Net Unrealized Appreciation (NUA): The Secret Tax Break for Company Stock
Net Unrealized Appreciation (NUA): The Secret Tax Break for Company Stock
COACHING POINTS
- The Trap: Most retirees blindly roll over their entire 401(k) balance into an IRA. If you hold highly appreciated company stock (e.g., Apple, Microsoft) inside that 401(k), rolling it over converts potential capital gains into high-tax Ordinary Income.
- The Exception: The NUA Rule allows you to distribute company stock to a taxable brokerage account. You pay income tax only on the original cost basis. The growth (appreciation) is taxed at the lower Long-Term Capital Gains rate.
- The Result: On a stock that has grown 10x, this strategy can cut your tax bill in half, saving tens of thousands of dollars instantly.
If you worked for a successful company for 20 years and accumulated its stock in your 401(k), the IRS has a special gift for you—but only if you ask for it correctly. Rolling over company stock to an IRA is often a mistake. It takes an asset that qualifies for a 15% tax rate (Capital Gains) and voluntarily transforms it into an asset taxed at 37% (Ordinary Income). Source: IRS Publication 575 (Pension and Annuity Income)
Scenario: You have $1,000,000 of Company Stock in your 401(k). Your Cost Basis (what you paid) is only $100,000.
- Strategy A (Standard Rollover to IRA):
You move $1M to an IRA. Later, you withdraw it.
Tax Rate: Ordinary Income (e.g., 37%).
Total Tax Bill: $370,000. - Strategy B (NUA Election):
1. You distribute the stock “in-kind” to a brokerage account.
2. You pay Income Tax (37%) on the $100k basis = $37,000.
3. You sell the stock and pay Capital Gains (20%) on the $900k growth = $180,000.
Total Tax Bill: $217,000. - Result: The NUA strategy saved you $153,000 in taxes simply by checking a different box on the withdrawal form.
Tax Savings Visualization
| Strategy | Total Tax Liability ($) |
|---|---|
| Standard Rollover (IRA) | 370000 |
| NUA Election | 217000 |
*By treating the growth as Capital Gains rather than Ordinary Income, the NUA strategy creates massive tax efficiency for long-held company stock.
What-If Scenario: When NOT to use NUA
Comparison: High Basis vs. Low Basis stock.
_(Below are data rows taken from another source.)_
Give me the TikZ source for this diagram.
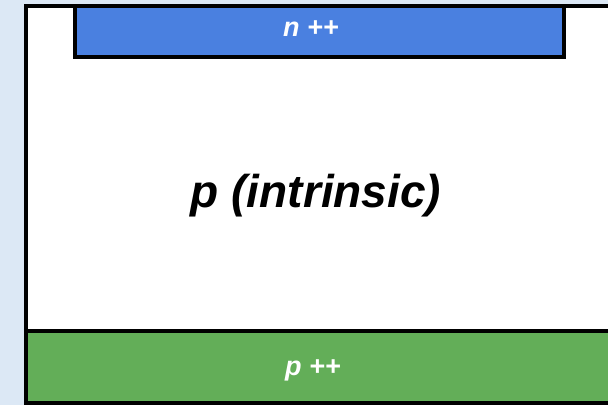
\documentclass[tikz,border=0pt]{standalone}
\usepackage{fontspec}
\setmainfont{Liberation Sans}
\definecolor{bgblue}{RGB}{220,232,245}
\definecolor{nblue}{RGB}{74,128,224}
\definecolor{pgreen}{RGB}{99,174,88}
\begin{document}
\begin{tikzpicture}[x=1bp,y=-1bp,
  layer/.style={draw=black,line width=4bp},
  lbl/.style={font=\bfseries\itshape,inner sep=0pt}]
\useasboundingbox (0,0) rectangle (608,405);
\fill[bgblue] (0,0) rectangle (608,405);
\path[layer,fill=white] (26,6) rectangle (620,403);
\path[layer,fill=pgreen] (26,331) rectangle (620,403);
\path[layer,fill=nblue] (75,6) rectangle (564,57);
\node[lbl,text=white,font=\fontsize{27bp}{30bp}\selectfont\bfseries\itshape] (n) at (311,29) {n ++};
\node[lbl,font=\fontsize{46bp}{50bp}\selectfont\bfseries\itshape] (p) at (316,196) {p (intrinsic)};
\node[lbl,text=white,font=\fontsize{27bp}{30bp}\selectfont\bfseries\itshape] (pp) at (313,370) {p ++};
\end{tikzpicture}
\end{document}
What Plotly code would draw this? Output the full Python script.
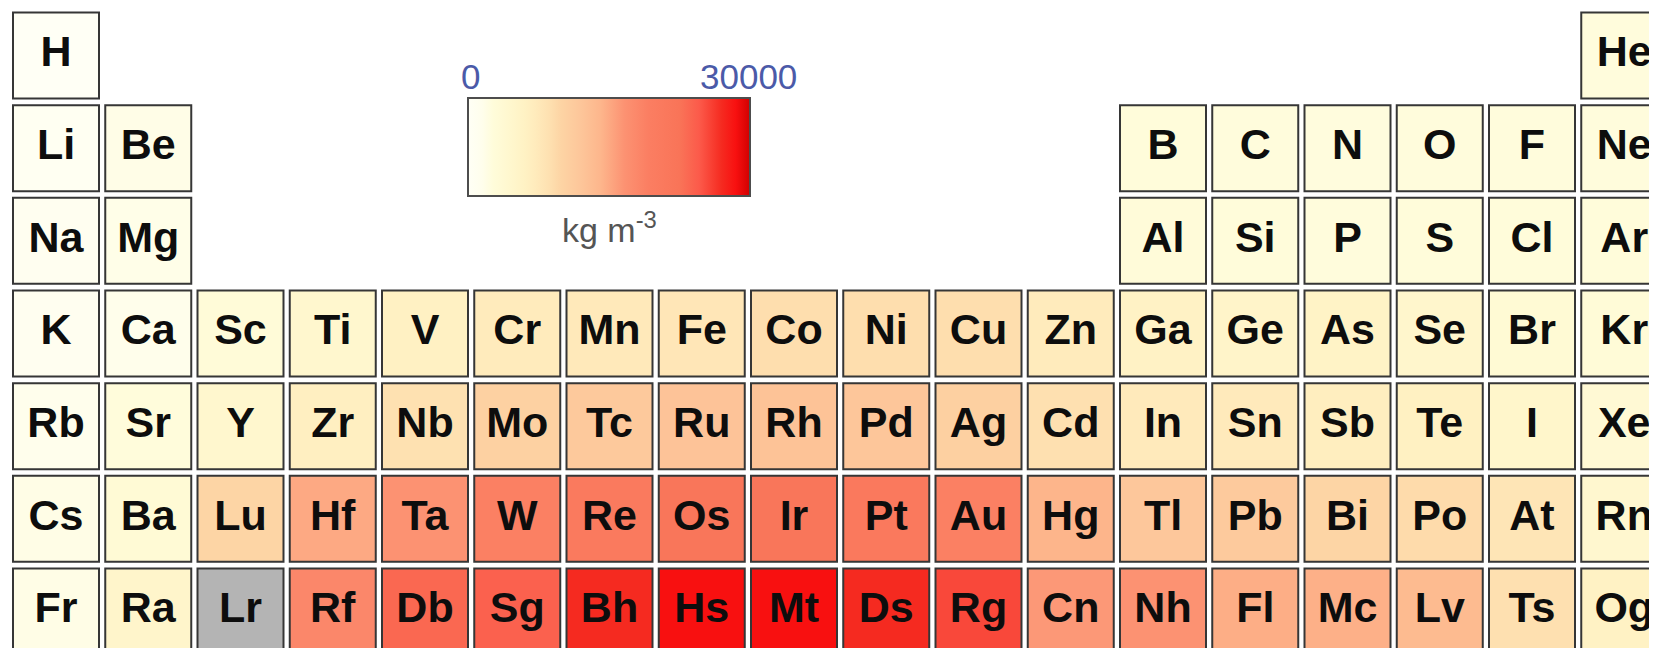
import plotly.graph_objects as go

# ---- data ----
symbols = [
    "H", "He",
    "Li", "Be", "B", "C", "N", "O", "F", "Ne",
    "Na", "Mg", "Al", "Si", "P", "S", "Cl", "Ar",
    "K", "Ca", "Sc", "Ti", "V", "Cr", "Mn", "Fe", "Co", "Ni", "Cu", "Zn", "Ga", "Ge", "As", "Se", "Br", "Kr",
    "Rb", "Sr", "Y", "Zr", "Nb", "Mo", "Tc", "Ru", "Rh", "Pd", "Ag", "Cd", "In", "Sn", "Sb", "Te", "I", "Xe",
    "Cs", "Ba", "Lu", "Hf", "Ta", "W", "Re", "Os", "Ir", "Pt", "Au", "Hg", "Tl", "Pb", "Bi", "Po", "At", "Rn",
    "Fr", "Ra", "Lr", "Rf", "Db", "Sg", "Bh", "Hs", "Mt", "Ds", "Rg", "Cn", "Nh", "Fl", "Mc", "Lv", "Ts", "Og",
]
period_row = (
    [0, 0]
    + [1] * 8
    + [2] * 8
    + [3] * 18
    + [4] * 18
    + [5] * 18
    + [6] * 18
)
group_col = (
    [0, 17]
    + [0, 1, 12, 13, 14, 15, 16, 17]
    + [0, 1, 12, 13, 14, 15, 16, 17]
    + list(range(18))
    + list(range(18))
    + list(range(18))
    + list(range(18))
)
# density, kg m^-3 (None = no data)
density = [
    88, 2600,
    535, 1848, 2700, 2600, 2500, 2600, 2600, 2600,
    968, 1738, 2900, 2700, 2600, 2700, 2700, 2700,
    856, 1550, 2985, 4507, 6110, 7140, 7470, 7874, 8900, 8908, 8920, 7140, 5904, 5323, 5727, 4819, 3600, 3100,
    1532, 2630, 4472, 6511, 8570, 10280, 11500, 12370, 12450, 12023, 10490, 8650, 7310, 7310, 6697, 6240, 4940, 3640,
    1879, 3510, 9841, 15000, 16650, 19000, 20500, 21800, 21800, 20800, 19000, 14190, 11850, 11340, 9780, 9196, 8000, 4400,
    1870, 5000, None, 18000, 23500, 24000, 27000, 28500, 28500, 27000, 25500, 16200, 16700, 14700, 14500, 13500, 8700, 6000,
]
scale_min, scale_max = 0, 30000
unit_label = "kg m<sup>-3</sup>"

colorscale = [
    [0.00, "#FFFFF6"], [0.05, "#FFFEEC"], [0.09, "#FFFCDA"], [0.15, "#FFF7CE"],
    [0.20, "#FFF2C4"], [0.24, "#FFEBBC"], [0.29, "#FEE0B0"], [0.33, "#FDD4A4"],
    [0.40, "#FDC69A"], [0.47, "#FDB68C"], [0.555, "#FC9272"], [0.64, "#FB7E62"],
    [0.75, "#F97458"], [0.82, "#FC5A4A"], [0.90, "#F52A20"], [0.95, "#F81010"],
    [1.00, "#D00000"],
]

W, H = 1657, 648
OFF = 8  # browser default body margin; figure is drawn 8px right/down
# layout geometry (screen pixels)
pitch_x, pitch_y = 92.25, 92.67
x0_px, y0_px = 56.0 - OFF, 55.5 - OFF
cell_px = 86

known = [i for i, d in enumerate(density) if d is not None]
unknown = [i for i, d in enumerate(density) if d is None]

fig = go.Figure()

cb_center_px, cb_len_px = 609 - OFF, 282
cb_top_px, cb_thick_px = 98 - OFF, 98

sym_font = dict(family="Liberation Sans", size=43, color="#0d0d0d", weight="bold")

fig.add_trace(go.Scatter(
    x=[group_col[i] for i in known],
    y=[period_row[i] for i in known],
    text=[symbols[i] for i in known],
    mode="markers+text",
    marker=dict(
        symbol="square", size=cell_px,
        color=[density[i] for i in known],
        colorscale=colorscale, cmin=scale_min, cmax=scale_max,
        line=dict(color="#363636", width=2),
        showscale=True,
        colorbar=dict(
            orientation="h",
            x=cb_center_px / W, xanchor="center",
            y=1 - cb_top_px / H, yanchor="top",
            len=cb_len_px, lenmode="pixels",
            thickness=cb_thick_px, thicknessmode="pixels",
            xpad=0, ypad=0,
            outlinecolor="#4d4d4d", outlinewidth=2,
            tickmode="array", tickvals=[], ticks="",
            showticklabels=True,
            tickfont=dict(family="Liberation Sans", size=12, color="#4B5AA8"),
        ),
    ),
    textposition="middle center",
    textfont=sym_font,
    hoverinfo="text",
    showlegend=False,
))

fig.add_trace(go.Scatter(
    x=[group_col[i] for i in unknown],
    y=[period_row[i] for i in unknown],
    text=[symbols[i] for i in unknown],
    mode="markers+text",
    marker=dict(symbol="square", size=cell_px, color="#B4B4B4",
                line=dict(color="#363636", width=2)),
    textposition="middle center",
    textfont=sym_font,
    hoverinfo="text",
    showlegend=False,
))

# colorbar end labels above the bar and unit title below it
cb_left = (cb_center_px - cb_len_px / 2 + 3) / W
cb_right = (cb_center_px + cb_len_px / 2 - 2) / W
for val, xp in [(scale_min, cb_left), (scale_max, cb_right)]:
    fig.add_annotation(
        x=xp, y=1 - (cb_top_px - 22) / H, xref="paper", yref="paper",
        text=str(val), showarrow=False, xanchor="center", yanchor="middle",
        font=dict(family="Liberation Sans", size=35, color="#4B5AA8"),
    )
fig.add_annotation(
    x=cb_center_px / W, y=1 - (cb_top_px + cb_thick_px + 31) / H,
    xref="paper", yref="paper", text=unit_label, showarrow=False,
    xanchor="center", yanchor="middle",
    font=dict(family="Liberation Sans", size=34, color="#555555"),
)

fig.update_xaxes(range=[(0 - x0_px) / pitch_x, (W - x0_px) / pitch_x], visible=False)
fig.update_yaxes(range=[(H - y0_px) / pitch_y, (0 - y0_px) / pitch_y], visible=False)
fig.update_layout(
    width=W, height=H,
    margin=dict(l=0, r=0, t=0, b=0),
    paper_bgcolor="white", plot_bgcolor="white",
)
fig.write_html("out.html")
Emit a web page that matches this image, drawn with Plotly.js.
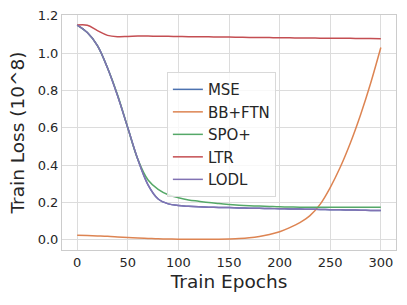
<!DOCTYPE html>
<html>
<head>
<meta charset="utf-8">
<script src="https://cdn.plot.ly/plotly-3.0.1.min.js"></script>
<style>
  html, body { margin: 0; padding: 0; background: #fff; }
  #chart { width: 407px; height: 305px; }
</style>
</head>
<body>
<div id="chart"></div>
<script>
// Loss every 10 epochs
var epochs = [0, 10, 20, 30, 40, 50, 60, 70, 80, 90, 100, 110, 120, 130, 140, 150,
              160, 170, 180, 190, 200, 210, 220, 230, 240, 250, 260, 270, 280, 290, 300];

var mse = [1.15, 1.11, 1.04, 0.92, 0.77, 0.60, 0.43, 0.295, 0.219, 0.193, 0.184, 0.180, 0.177, 0.175, 0.174, 0.173,
           0.171, 0.170, 0.169, 0.168, 0.167, 0.166, 0.165, 0.164, 0.163, 0.162, 0.161, 0.160, 0.159, 0.158, 0.157];
var bbftn = [0.025, 0.023, 0.021, 0.019, 0.016, 0.013, 0.010, 0.008, 0.006, 0.005, 0.004, 0.004, 0.004, 0.004, 0.004, 0.005,
             0.007, 0.011, 0.018, 0.029, 0.044, 0.066, 0.093, 0.13, 0.19, 0.28, 0.39, 0.52, 0.67, 0.84, 1.03];
var spo = [1.15, 1.11, 1.04, 0.92, 0.775, 0.60, 0.43, 0.321, 0.271, 0.242, 0.226, 0.214, 0.207, 0.200, 0.195, 0.190,
           0.186, 0.183, 0.181, 0.179, 0.177, 0.176, 0.175, 0.175, 0.175, 0.175, 0.175, 0.175, 0.175, 0.175, 0.175];
var ltr = [1.150, 1.149, 1.12, 1.095, 1.088, 1.089, 1.091, 1.091, 1.090, 1.090, 1.089, 1.088, 1.088, 1.087, 1.086, 1.086,
           1.085, 1.084, 1.084, 1.083, 1.082, 1.082, 1.081, 1.081, 1.080, 1.080, 1.079, 1.079, 1.078, 1.078, 1.077];
var lodl = [1.15, 1.11, 1.04, 0.92, 0.77, 0.60, 0.43, 0.295, 0.219, 0.193, 0.184, 0.180, 0.177, 0.175, 0.174, 0.173,
            0.171, 0.170, 0.169, 0.168, 0.167, 0.166, 0.165, 0.164, 0.163, 0.162, 0.161, 0.160, 0.159, 0.158, 0.157];

var names = ['MSE', 'BB+FTN', 'SPO+', 'LTR', 'LODL'];
var series = [mse, bbftn, spo, ltr, lodl];
var colors = ['#4c72b0', '#dd8452', '#55a868', '#c44e52', '#8172b3'];

var xTicks = [0, 50, 100, 150, 200, 250, 300];
var yTicks = [0.0, 0.2, 0.4, 0.6, 0.8, 1.0, 1.2];
var yTickText = ['0.0', '0.2', '0.4', '0.6', '0.8', '1.0', '1.2'];

var traces = names.map(function (name, i) {
  return {
    x: epochs,
    y: series[i],
    name: name,
    type: 'scatter',
    mode: 'lines',
    line: { color: colors[i], width: 1.5, shape: 'spline', smoothing: 1 }
  };
});

var layout = {
  width: 407,
  height: 305,
  margin: { l: 62, r: 11, t: 15, b: 55 },
  paper_bgcolor: '#ffffff',
  plot_bgcolor: '#ffffff',
  font: { family: 'DejaVu Sans, sans-serif', color: '#262626', size: 13 },
  showlegend: true,
  legend: {
    x: 0.314, y: 0.757, xanchor: 'left', yanchor: 'top',
    bgcolor: 'rgba(255,255,255,0.8)',
    bordercolor: '#d9d9d9', borderwidth: 1,
    font: { size: 15, color: '#262626' },
    tracegroupgap: 0
  },
  xaxis: {
    range: [-15, 315],
    tickvals: xTicks,
    showgrid: true, gridcolor: '#dcdcdc', gridwidth: 1,
    zeroline: false,
    showline: true, mirror: true, linecolor: '#cccccc', linewidth: 1,
    ticks: '',
    tickfont: { size: 13 },
    title: { text: 'Train Epochs', font: { size: 18.5 }, standoff: 6 }
  },
  yaxis: {
    range: [-0.054, 1.204],
    tickvals: yTicks,
    ticktext: yTickText,
    showgrid: true, gridcolor: '#dcdcdc', gridwidth: 1,
    zeroline: false,
    showline: true, mirror: true, linecolor: '#cccccc', linewidth: 1,
    ticks: '',
    tickfont: { size: 13 },
    title: { text: 'Train Loss (10^8)', font: { size: 18.5 }, standoff: 8 }
  }
};

Plotly.newPlot('chart', traces, layout, { staticPlot: true });
</script>
</body>
</html>
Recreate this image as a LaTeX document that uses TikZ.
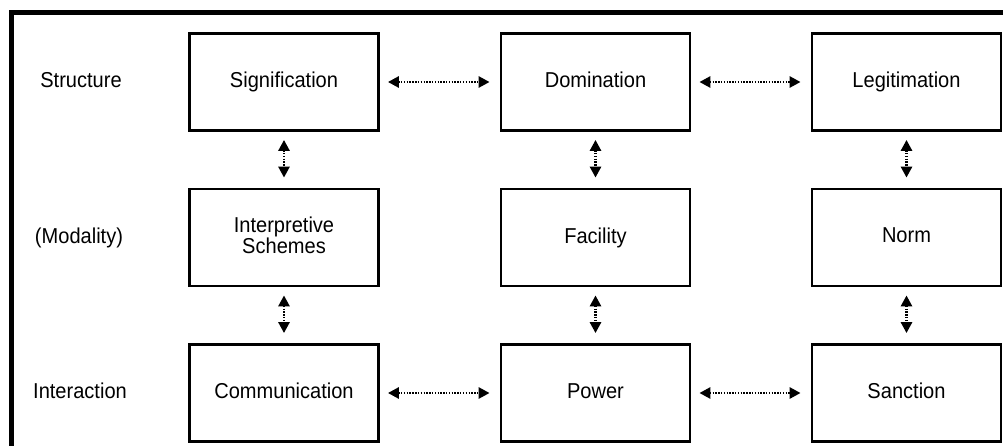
\documentclass[tikz,border=0pt]{standalone}
\usepackage{fontspec}
\setmainfont{Liberation Sans}[FakeStretch=0.93]
\usetikzlibrary{arrows.meta}

\newcommand{\boxfont}{\fontsize{18.4}{17.4}\selectfont}

\begin{document}
\begin{tikzpicture}[
    x=0.03cm, y=-0.03cm,
    box_style/.style={rectangle, draw, line width=2.1pt, minimum width=5.68cm, minimum height=2.92cm, inner sep=0pt, align=center, font=\boxfont, execute at begin node=\vphantom{Ag}},
    row_label_style/.style={font=\boxfont, execute at begin node=\vphantom{Ag}},
    link_style/.style={dash pattern=on 1.2pt off 1.2pt, line width=2.3pt, shorten <=2.4mm, shorten >=3mm, {Triangle[length=3.3mm,width=3.3mm]}-{Triangle[length=3.3mm,width=3.3mm]}}
]
\useasboundingbox (0,0) rectangle (1003,446);

% Outer frame (cut at right and bottom)
\draw[line width=5pt] (1010,12.5) -- (11.5,12.5) -- (11.5,460);

% Row labels
\node[row_label_style] (structure) at (81,82) {Structure};
\node[row_label_style] (modality) at (79,237.5) {(Modality)};
\node[row_label_style] (interaction) at (80,393) {Interaction};

% Structure row
\node[box_style] (sig) at (284,82) {Signification};
\node[box_style] (dom) at (595.5,82) {Domination};
\node[box_style] (leg) at (906.5,82) {Legitimation};

% Modality row
\node[box_style] (isc) at (284,237.5) {Interpretive\\Schemes};
\node[box_style] (fac) at (595.5,237.5) {Facility};
\node[box_style] (nrm) at (906.5,237.5) {Norm};

% Interaction row
\node[box_style] (com) at (284,393) {Communication};
\node[box_style] (pow) at (595.5,393) {Power};
\node[box_style] (san) at (906.5,393) {Sanction};

% Two-way links
\foreach \u/\v in {sig/dom,dom/leg,com/pow,pow/san}
    \draw[link_style] (\u.east) -- (\v.west);
\foreach \u/\v in {sig/isc,isc/com,dom/fac,fac/pow,leg/nrm,nrm/san}
    \draw[link_style] (\u.south) -- (\v.north);

\end{tikzpicture}
\end{document}
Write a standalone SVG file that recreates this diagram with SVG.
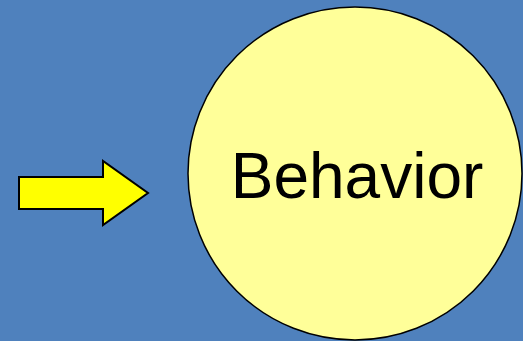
<svg xmlns="http://www.w3.org/2000/svg" width="523" height="341" viewBox="0 0 523 341">
<style>
.bg{fill:#4F81BD}
.arrow{fill:#FFFF00;stroke:#000;stroke-width:2;stroke-linejoin:miter}
.node{fill:#FFFF99;stroke:#000;stroke-width:1.5}
.label{font-family:"Liberation Sans",Arial,sans-serif;font-size:64px;fill:#000}
</style>
<rect class="bg" x="0" y="0" width="523" height="341"/>
<g id="connectors">
<path id="arrow" class="arrow" d="M19,177 H103 V161 L148,193 L103,225 V209 H19 Z"/>
</g>
<g id="behavior">
<ellipse class="node" cx="355" cy="173.5" rx="167" ry="166.5"/>
<text class="label" x="357" y="198" text-anchor="middle">Behavior</text>
</g>
</svg>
| Stock Condition | Cost Basis Ratio | Recommendation | Score (0-100) |
|---|---|---|---|
| Highly Appreciated | 10% (Low Basis) | Use NUA | 95 |
| Recently Bought | 90% (High Basis) | Rollover to IRA | 10 |
Execution Protocol
You cannot just do NUA whenever. It must be done after a “Triggering Event”:
1. Turning age 59½.
2. Separation from service (quitting/retiring).
3. Death or Disability.
This is the most critical rule. You must empty the entire 401(k) account in a single calendar year. You can roll the non-stock cash to an IRA, but the company stock must go to a taxable account in the same year. If you leave $1 behind, you disqualify the NUA.
Do not sell the stock inside the 401(k)! If you sell it and transfer cash, NUA is gone forever. Instruct the custodian to transfer the shares directly to your taxable brokerage account.
COACHING DIRECTIVE
- Do This: Check your 401(k) statement for “Cost Basis” vs. “Market Value” of company stock. If the basis is less than 30% of the value, investigate NUA immediately.
- Avoid This: Rolling over everything to an IRA on autopilot. Once the stock hits the IRA, the NUA option is permanently extinguished. There is no “undo” button.
Frequently Asked Questions
Does this apply to mutual funds?
No. NUA applies strictly to employer securities (company stock) held within the plan. Mutual funds or ETFs do not qualify.
When do I pay the 15-20% tax?
You pay the Ordinary Income tax on the basis immediately in the year of distribution. The Capital Gains tax on the appreciation is deferred until you actually sell the shares in the brokerage account.
What about the 3.8% NIIT?
Yes, the Net Investment Income Tax applies to the capital gains portion if your income is high enough. Even with NIIT, the total rate (23.8%) is usually far lower than the top income tax rate (37%).